EX-5.1 2 altair_s3a1-ex501.htm LEGAL OPINION altair_s3a1-ex501.htm



November 10, 2009

The Board of Directors of Altair Nanotechnologies Inc.
204 Edison Way
Reno, Nevada 89502

Re:      Amendment No. 1 to Registration Statement on Form S-3

Dear Sirs:
 
We have acted as Canadian counsel to Altair Nanotechnologies Inc., a corporation incorporated under the Canada Business Corporations Act (the “Corporation”), in connection with the Registration Statement on Form S–3, File No. 333-162310 (the “Registration Statement”) filed with the Securities and Exchange Commission (the “Commission”) by the Corporation under the Securities Act of 1933, as amended (the “Securities Act”) for the registration of 6,596,958 of the Corporation’s common shares (the “Shares”), and associated share purchase rights (the “Rights”), to be issued upon the exercise of warrants (the “Warrants”) previously offered and sold by the Corporation on May 28, 2009 and registered with the Commission pursuant to that certain Registration Statement on Form S-3, File No. 333-137099 that was declared effective on October 3, 2006.  The Corporation has provided us with a prospectus (the “Prospectus”), which forms part of the Registration Statement.  The Shares are being registered for offering and sale from time to time pursuant to Rule 415 under the Securities Act.

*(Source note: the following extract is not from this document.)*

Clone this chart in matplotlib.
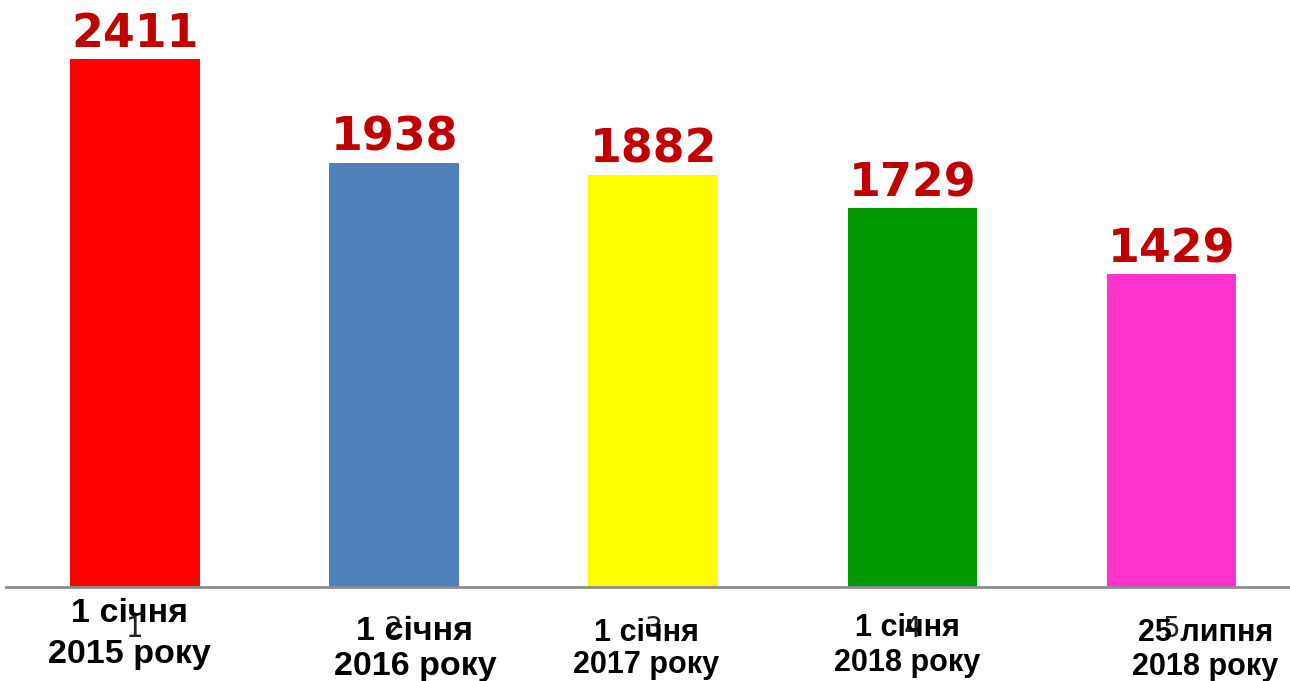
import matplotlib
matplotlib.use("Agg")
import matplotlib.pyplot as plt

# data
categories = ["1", "2", "3", "4", "5"]
values = [2411, 1938, 1882, 1729, 1429]
date_lines = [
    ("1 січня", "2015 року"),
    ("1 січня", "2016 року"),
    ("1 січня", "2017 року"),
    ("1 січня", "2018 року"),
    ("25 липня", "2018 року"),
]
bar_colors = ["#FF0000", "#4F81BD", "#FFFF00", "#009900", "#FF33CC"]

# layout of the bold date labels: x shift (data), line centres below baseline (px), size
label_dx = [-0.02, 0.08, -0.026, -0.02, 0.13]
label_dy = [(-27, -68), (-45, -79), (-46, -78), (-41, -76), (-46, -80)]
label_size = [24.5, 24.5, 22, 22, 22]

W, H = 1290, 681
fig = plt.figure(figsize=(W / 100, H / 100), dpi=100)
base_y = 587
left_px, right_px = 5.5, 1301
ax = fig.add_axes([left_px / W, (H - base_y) / H, (right_px - left_px) / W, base_y / H])

x = list(range(len(values)))
ax.bar(x, values, width=0.5, color=bar_colors, zorder=2)
ax.set_xlim(-0.5, 4.5)
ax.set_ylim(0, base_y / (528 / 2411))

for s in ("top", "right", "left"):
    ax.spines[s].set_visible(False)
ax.spines["bottom"].set_color("#8c8c8c")
ax.spines["bottom"].set_linewidth(2)
ax.set_yticks([])
ax.set_xticks(x)
ax.set_xticklabels(categories, fontsize=20, color="#222222", family="DejaVu Sans")
ax.tick_params(axis="x", length=0, pad=20)

for xi, v in zip(x, values):
    ax.annotate(str(v), (xi, v), xytext=(0, 12), textcoords="offset pixels",
                ha="center", va="baseline", fontsize=33, fontweight="bold",
                color="#C00000", family="DejaVu Sans")

for xi, lines, dx, dys, fs in zip(x, date_lines, label_dx, label_dy, label_size):
    for line, dy in zip(lines, dys):
        ax.annotate(line, (xi + dx, 0), xytext=(0, dy), textcoords="offset pixels",
                    ha="center", va="center", fontsize=fs, fontweight="bold",
                    color="black", family="Liberation Sans", annotation_clip=False)

fig.savefig("out.png", dpi=100)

In connection with the opinions hereinafter expressed, we have conducted or caused to be conducted such searches as we have considered necessary, advisable or relevant.  We have also prepared or examined all such documents, corporate records of the Corporation, certificates of officers of the Corporation, and other materials as we considered advisable or relevant.  We have also examined such statutes, corporate and public records and other documents including certificates or statements of public officials, and considered such matters of law, as we have deemed necessary as a basis for the opinions hereinafter expressed.  For the purposes of the opinions set forth below, we have assumed, with respect to all documents examined by us, the genuineness of all signatures, the authenticity of all documents submitted to us as originals, the conformity to authentic or original documents of all documents submitted to us as certified, conformed, telecopied or photostatic copies and the legal capacity at all relevant times of any natural person signing any such document.

Based upon and subject to the foregoing, we are of the opinion that:

1.    The Shares issuable upon exercise of the Warrants have been duly authorized for issuance and, when issued and paid for in accordance with the terms of the Warrants and as contemplated by the Registration Statement and the Prospectus, will be validly issued, fully paid and nonassessable.

2.    The Rights associated with the Shares, when issued and sold together with the Shares in accordance with the terms of the Warrants and as contemplated in the Registration Statement and the Prospectus, will be validly issued.

The opinion set forth in paragraph 2 above is limited to the corporate authorization and valid issuance of the Rights under the laws of the Province of Ontario.  We do not express any opinion herein with respect to any other aspect of the Rights, the effect of equitable principles or fiduciary considerations relating to the authorization, execution, delivery or administration of the Rights Agreement or the issuance of the Rights or the enforceability of any particular provisions of the Rights Agreement.  In rendering the opinion set forth in paragraph 2 above, we have assumed that the Corporation’s Board of Directors has acted and will act in accordance with its fiduciary duties with respect to the authorization, execution, delivery and administration of the Rights Agreement and the issuance of the Rights.
 
 


 
As to facts material to the opinions and assumptions expressed herein, we have relied upon oral and written statements and representations of officers and other representatives of the Corporation and others.  The opinions expressed herein are limited to the laws of the Province of Ontario and the federal laws of Canada applicable therein, in each case as currently in effect, and we express no opinion as to the effect of the laws of any other jurisdiction.

We hereby consent to the reference to our firm under “Legal Matters” in the Prospectus which constitutes a part of the Registration Statement and to the filing of this opinion as an exhibit to the Registration Statement.